Email attachments are encoded into text format before sending to ensure that control characters aren’t sent over the Internet.
The text of your email is stored as a series of readable alphanumeric characters. However, graphics, spreadsheets, video files, and even word processing documents can contain characters that may be stored in any of the 256 different combinations of 1’s and 0’s that make up an 8-bit byte. For example, three different byte combinations are shown below:
01000010
01101101
01011011
Most byte combinations are readable, such as the ones above, which represent the characters “B”, “m”, and “[” respectively. Something less than 100 of the 256 different possible byte combinations represent the standard alphanumeric characters including capital letters, lower case letters, numbers, punctuation marks, and other characters found on most computer keyboards — a list of codes for the standard ANSI characters can be found here. Extending beyond these old fashioned codes to keep information technology relevant in the modern world, the Unicode Consortium provides standards management of a consistent assignment of codes to a wide range of different characters across platforms, programs and languages.
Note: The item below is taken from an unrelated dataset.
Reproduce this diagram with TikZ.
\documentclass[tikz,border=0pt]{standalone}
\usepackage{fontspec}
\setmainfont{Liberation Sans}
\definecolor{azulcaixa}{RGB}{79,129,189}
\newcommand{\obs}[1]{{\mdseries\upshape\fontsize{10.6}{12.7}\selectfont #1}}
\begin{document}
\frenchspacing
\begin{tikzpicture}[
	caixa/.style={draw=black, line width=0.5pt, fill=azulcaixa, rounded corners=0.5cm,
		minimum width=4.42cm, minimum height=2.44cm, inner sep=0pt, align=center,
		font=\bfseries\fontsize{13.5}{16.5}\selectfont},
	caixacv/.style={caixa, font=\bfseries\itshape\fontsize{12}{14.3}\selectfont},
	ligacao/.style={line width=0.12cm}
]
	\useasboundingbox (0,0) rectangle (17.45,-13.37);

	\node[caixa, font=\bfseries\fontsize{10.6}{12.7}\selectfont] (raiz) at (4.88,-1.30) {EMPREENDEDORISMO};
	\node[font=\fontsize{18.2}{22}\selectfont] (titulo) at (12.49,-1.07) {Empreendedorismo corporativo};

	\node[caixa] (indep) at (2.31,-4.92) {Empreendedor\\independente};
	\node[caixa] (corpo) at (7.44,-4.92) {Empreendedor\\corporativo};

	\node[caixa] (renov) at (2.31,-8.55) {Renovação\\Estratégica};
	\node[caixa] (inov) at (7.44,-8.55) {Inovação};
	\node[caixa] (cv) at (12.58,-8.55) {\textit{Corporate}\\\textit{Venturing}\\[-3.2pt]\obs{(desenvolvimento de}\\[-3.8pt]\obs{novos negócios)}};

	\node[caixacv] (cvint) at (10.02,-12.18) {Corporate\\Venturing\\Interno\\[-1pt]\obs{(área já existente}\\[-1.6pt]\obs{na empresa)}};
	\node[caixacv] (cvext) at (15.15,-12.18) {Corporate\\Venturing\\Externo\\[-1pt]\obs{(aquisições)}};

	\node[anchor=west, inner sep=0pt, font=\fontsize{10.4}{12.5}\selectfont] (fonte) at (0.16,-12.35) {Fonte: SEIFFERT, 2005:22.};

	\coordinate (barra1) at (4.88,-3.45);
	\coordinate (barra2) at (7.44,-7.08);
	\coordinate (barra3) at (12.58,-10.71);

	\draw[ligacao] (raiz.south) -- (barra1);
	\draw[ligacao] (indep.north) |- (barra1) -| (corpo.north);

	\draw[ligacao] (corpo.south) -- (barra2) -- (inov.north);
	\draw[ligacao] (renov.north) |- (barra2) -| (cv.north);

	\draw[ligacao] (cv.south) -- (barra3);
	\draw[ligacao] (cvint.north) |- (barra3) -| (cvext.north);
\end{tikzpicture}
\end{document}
However, many of the byte combinations that don’t represent readable characters are also used as instructions. If bytes containing these instruction codes were transmitted over the Internet, at a minimum the message would be broken into separate pieces, and at worse the instruction bytes would unintentionally tell the routers, switches, and other components that handled your email to take all sorts of unpredictable actions. In practice, the software systems — email client, operating system, networking software — between your email program and the Internet might catch any strange byte combinations before they hit the wider network, but since this is not a standard case they can produce unpredictable results. For example, this writer once sent an attachment with an experimental email system that didn’t encode attachments properly, resulting in the attachment being received as a zero-length file, truncated of all content by an intervening software layer who presumably stopped reading as soon as it saw an unconverted control character.
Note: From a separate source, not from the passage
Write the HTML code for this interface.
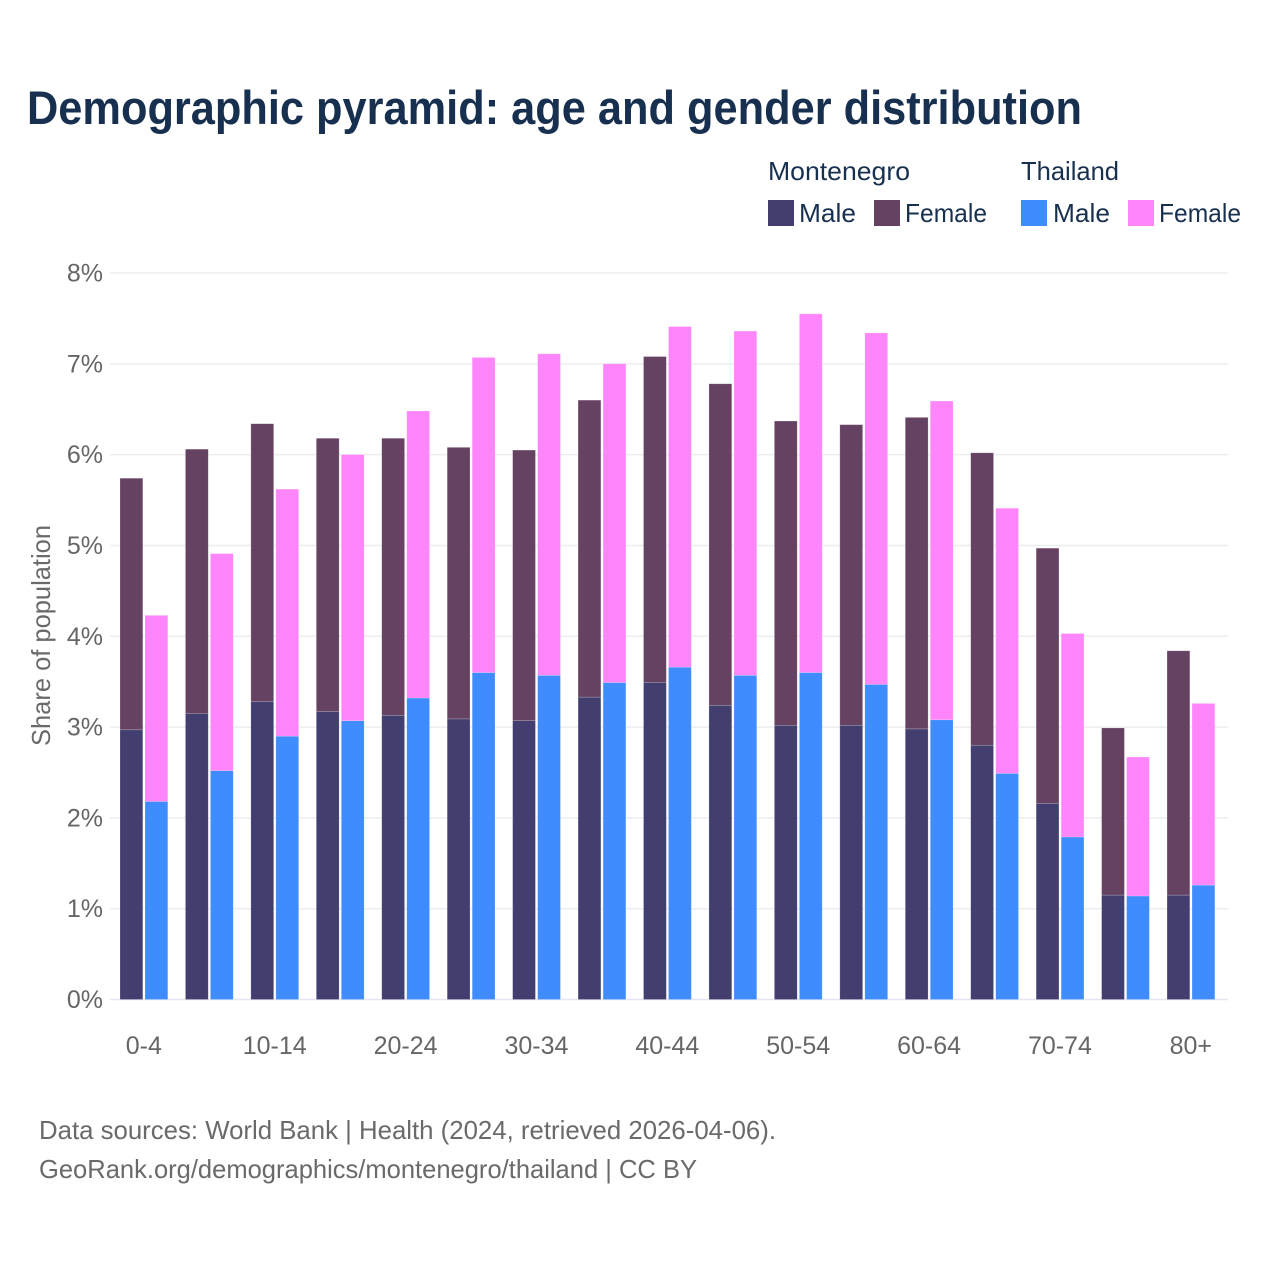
<!DOCTYPE html>
<html lang="en">
<head>
<meta charset="utf-8">
<title>Demographic pyramid: age and gender distribution</title>
<style>
html,body{margin:0;padding:0;background:#fff;}
svg{display:block;font-family:"Liberation Sans",sans-serif;}
.leg{font-size:26px;fill:#18304f;}
.foot{font-size:26px;fill:#6a6a6a;}
.tick{font-size:25px;fill:#666;}
</style>
</head>
<body>
<svg id="chart" xmlns="http://www.w3.org/2000/svg" width="1280" height="1280" viewBox="0 0 1280 1280">
  <rect x="0" y="0" width="1280" height="1280" fill="#ffffff"/>
  <text x="27" y="124" font-size="47" font-weight="700" fill="#18304f" textLength="1055" lengthAdjust="spacingAndGlyphs">Demographic pyramid: age and gender distribution</text>

  <g>
    <text class="leg" x="768" y="180" textLength="142" lengthAdjust="spacingAndGlyphs">Montenegro</text>
    <text class="leg" x="1021" y="180" textLength="98" lengthAdjust="spacingAndGlyphs">Thailand</text>
    <rect x="768" y="200" width="26" height="26" fill="#423f70"/>
    <text class="leg" x="799" y="222" textLength="57" lengthAdjust="spacingAndGlyphs">Male</text>
    <rect x="874" y="200" width="26" height="26" fill="#664262"/>
    <text class="leg" x="905" y="222" textLength="82" lengthAdjust="spacingAndGlyphs">Female</text>
    <rect x="1021" y="200" width="26" height="26" fill="#3f8cff"/>
    <text class="leg" x="1053" y="222" textLength="57" lengthAdjust="spacingAndGlyphs">Male</text>
    <rect x="1128" y="200" width="26" height="26" fill="#ff85fb"/>
    <text class="leg" x="1159" y="222" textLength="82" lengthAdjust="spacingAndGlyphs">Female</text>
  </g>

  <g id="grid"></g>
  <g id="bars"></g>
  <g id="yticks"></g>
  <g id="xticks"></g>

  <text transform="translate(50 746) rotate(-90)" x="0" y="0" font-size="26" fill="#6a6a6a" textLength="221" lengthAdjust="spacingAndGlyphs">Share of population</text>

  <text class="foot" x="39" y="1139" textLength="737" lengthAdjust="spacingAndGlyphs">Data sources: World Bank | Health (2024, retrieved 2026-04-06).</text>
  <text class="foot" x="39" y="1178" textLength="658" lengthAdjust="spacingAndGlyphs">GeoRank.org/demographics/montenegro/thailand | CC BY</text>
</svg>
<script>
const categories = ["0-4","5-9","10-14","15-19","20-24","25-29","30-34","35-39","40-44","45-49","50-54","55-59","60-64","65-69","70-74","75-79","80+"];
const tickCategories = ["0-4","10-14","20-24","30-34","40-44","50-54","60-64","70-74","80+"];
const yTicks = [0,1,2,3,4,5,6,7,8];
const montenegroMale = [2.97,3.15,3.28,3.17,3.13,3.09,3.07,3.33,3.49,3.24,3.02,3.02,2.98,2.80,2.16,1.15,1.15];
const montenegroFemale = [2.77,2.91,3.06,3.01,3.05,2.99,2.98,3.27,3.59,3.54,3.35,3.31,3.43,3.22,2.81,1.84,2.69];
const thailandMale = [2.18,2.52,2.90,3.07,3.32,3.60,3.57,3.49,3.66,3.57,3.60,3.47,3.08,2.49,1.79,1.14,1.26];
const thailandFemale = [2.05,2.39,2.72,2.93,3.16,3.47,3.54,3.51,3.75,3.79,3.95,3.87,3.51,2.92,2.24,1.53,2.00];

const NS = "http://www.w3.org/2000/svg";
const plot = {left:110, right:1228, bottom:999.5, top:273, yMax:8, firstBar:120, step:65.44, barW:22.8, offset:25};
function yScale(v){ return plot.bottom - (v / plot.yMax) * (plot.bottom - plot.top); }
function xScale(i){ return plot.firstBar + i * plot.step; }
function make(tag, attrs){
  const el = document.createElementNS(NS, tag);
  for (const k in attrs) el.setAttribute(k, attrs[k]);
  return el;
}

const gridG = document.getElementById("grid");
const yG = document.getElementById("yticks");
yTicks.forEach(function(t){
  const line = make("line", {x1:plot.left, x2:plot.right, y1:yScale(t), y2:yScale(t), stroke:t===0?"#e6e6f2":"#ecedf0", "stroke-width":1.5});
  
  
  gridG.appendChild(line);
  const label = make("text", {x:103, y:yScale(t)+8.5, "text-anchor":"end", class:"tick"});
  label.textContent = t + "%";
  
  
  yG.appendChild(label);
});

const barsG = document.getElementById("bars");
function drawBar(x, lo, hi, fill, name){
  const r = make("rect", {x:x, y:yScale(hi), width:plot.barW, height:yScale(lo)-yScale(hi), fill:fill, stroke:"#ffffff", "stroke-opacity":0.3, "stroke-width":0.6});
  
  
  barsG.appendChild(r);
}
categories.forEach(function(c, i){
  const x = xScale(i);
  drawBar(x, 0, montenegroMale[i], "#423f70", "bar-montenegro-male");
  drawBar(x, montenegroMale[i], montenegroMale[i] + montenegroFemale[i], "#664262", "bar-montenegro-female");
  drawBar(x + plot.offset, 0, thailandMale[i], "#3f8cff", "bar-thailand-male");
  drawBar(x + plot.offset, thailandMale[i], thailandMale[i] + thailandFemale[i], "#ff85fb", "bar-thailand-female");
});

const xG = document.getElementById("xticks");
tickCategories.forEach(function(c){
  const i = categories.indexOf(c);
  const label = make("text", {x:xScale(i) + plot.barW + 1, y:1054, "text-anchor":"middle", class:"tick"});
  label.textContent = c;
  
  
  xG.appendChild(label);
});
</script>
</body>
</html>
To protect against this problem, email programs routinely encode attached files before they are mailed with a program that filters out any non-readable bytes in a predictably reversible way. When the recipient’s email program receives the attachment and it is downloaded onto their machine, their email program decodes the attachment according to a standard procedure to reconstruct the original file.
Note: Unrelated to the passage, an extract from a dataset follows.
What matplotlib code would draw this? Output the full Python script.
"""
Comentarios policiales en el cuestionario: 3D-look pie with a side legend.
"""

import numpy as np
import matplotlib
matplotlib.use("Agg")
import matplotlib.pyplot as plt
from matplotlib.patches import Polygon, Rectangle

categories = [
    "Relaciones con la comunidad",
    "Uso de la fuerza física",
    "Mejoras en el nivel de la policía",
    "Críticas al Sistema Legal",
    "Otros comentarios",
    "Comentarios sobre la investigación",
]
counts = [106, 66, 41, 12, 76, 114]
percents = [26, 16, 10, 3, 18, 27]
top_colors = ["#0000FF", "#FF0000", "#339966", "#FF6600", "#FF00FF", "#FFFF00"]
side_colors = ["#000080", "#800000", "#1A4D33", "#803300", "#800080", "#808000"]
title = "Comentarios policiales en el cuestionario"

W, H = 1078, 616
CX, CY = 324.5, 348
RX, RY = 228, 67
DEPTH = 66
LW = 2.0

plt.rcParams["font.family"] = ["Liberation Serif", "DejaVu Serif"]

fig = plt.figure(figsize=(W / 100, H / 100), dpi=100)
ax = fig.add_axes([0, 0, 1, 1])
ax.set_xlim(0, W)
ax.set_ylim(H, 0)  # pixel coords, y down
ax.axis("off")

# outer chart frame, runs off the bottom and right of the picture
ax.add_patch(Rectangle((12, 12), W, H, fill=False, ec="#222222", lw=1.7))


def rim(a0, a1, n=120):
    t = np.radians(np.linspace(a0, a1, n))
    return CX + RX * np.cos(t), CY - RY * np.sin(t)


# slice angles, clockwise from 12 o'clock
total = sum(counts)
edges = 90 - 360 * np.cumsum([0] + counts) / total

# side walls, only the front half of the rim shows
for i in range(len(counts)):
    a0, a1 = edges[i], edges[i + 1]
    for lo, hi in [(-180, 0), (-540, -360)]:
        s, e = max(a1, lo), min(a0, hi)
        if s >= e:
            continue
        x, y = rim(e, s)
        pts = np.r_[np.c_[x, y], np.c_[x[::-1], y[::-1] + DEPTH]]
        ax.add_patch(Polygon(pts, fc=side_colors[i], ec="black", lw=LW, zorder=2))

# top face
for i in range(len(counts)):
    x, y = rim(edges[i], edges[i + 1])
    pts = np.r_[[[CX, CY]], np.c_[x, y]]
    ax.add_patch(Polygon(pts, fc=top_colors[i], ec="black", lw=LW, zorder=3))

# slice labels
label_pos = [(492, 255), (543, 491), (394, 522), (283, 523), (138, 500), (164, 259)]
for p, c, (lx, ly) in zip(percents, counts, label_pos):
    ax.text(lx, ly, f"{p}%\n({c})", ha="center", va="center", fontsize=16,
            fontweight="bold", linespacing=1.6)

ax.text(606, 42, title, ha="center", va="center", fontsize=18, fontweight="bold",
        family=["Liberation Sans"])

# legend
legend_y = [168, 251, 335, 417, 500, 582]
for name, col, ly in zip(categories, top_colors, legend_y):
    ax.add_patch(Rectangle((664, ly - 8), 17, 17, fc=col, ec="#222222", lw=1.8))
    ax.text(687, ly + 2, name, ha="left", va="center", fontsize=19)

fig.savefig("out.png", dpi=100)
Each encoded file includes an instruction that tells the email recipient what type of encoding program was used. There are a number of more or less standard encoding methods, including MIME, uuencode, BinHex, and AppleDouble (Mac version of MIME). Most email programs can decode most of the common standards. Two of the most common standards are described below:
- MIME. The modern MIME encoding standard was first defined in paragraph 4.3 of RFC 989, updated by paragraph 4.3.2.4 of RFC 1421, and has become the most common standard used for email encoding. MIME encodes a file into the following 64 alphanumeric characters:
ABCDEFGHIJKLMNOPQRSTUVWXYZ
abcdefghijklmnopqrstuvwxyz0123456789+/
- Uuencode. Uuencode was one of the earliest encoding standards, first developed on the Unix BSD operating system. For many years there was no other standards document defining uuencode, which led to incompatible implementations until later versions were generally built to be compliant with the POSIX standard P1003.2b/D11, later IEEE Std 1003.1-2001. These later versions incorporated the MIME standard as an option. Most of the earlier versions encoded a file into the following 64 text characters:
`!”#$%&'()*+,-./0122456789:;?@
ABCDEFGHIJKLMNOPQRSTUVWXYZ[]^_
You are sometimes given a choice in your email application settings for which encoding method your program should use. The best choice is usually MIME, which almost all email programs support. However, if somebody can’t read an attachment that you send them, try setting the encoding method to AppleDouble (same as MIME on a Mac), BinHex, or Uuencode in that order. Remember to change your settings back to MIME for sending to everyone else.
Resources. The following RFC provides a good description of some current encoding standards, including Base64 which is a common name for MIME.
- RFC 3548; S. Josefsson, Ed.; The Base16, Base32, and Base64 Data Encodings; July 2003.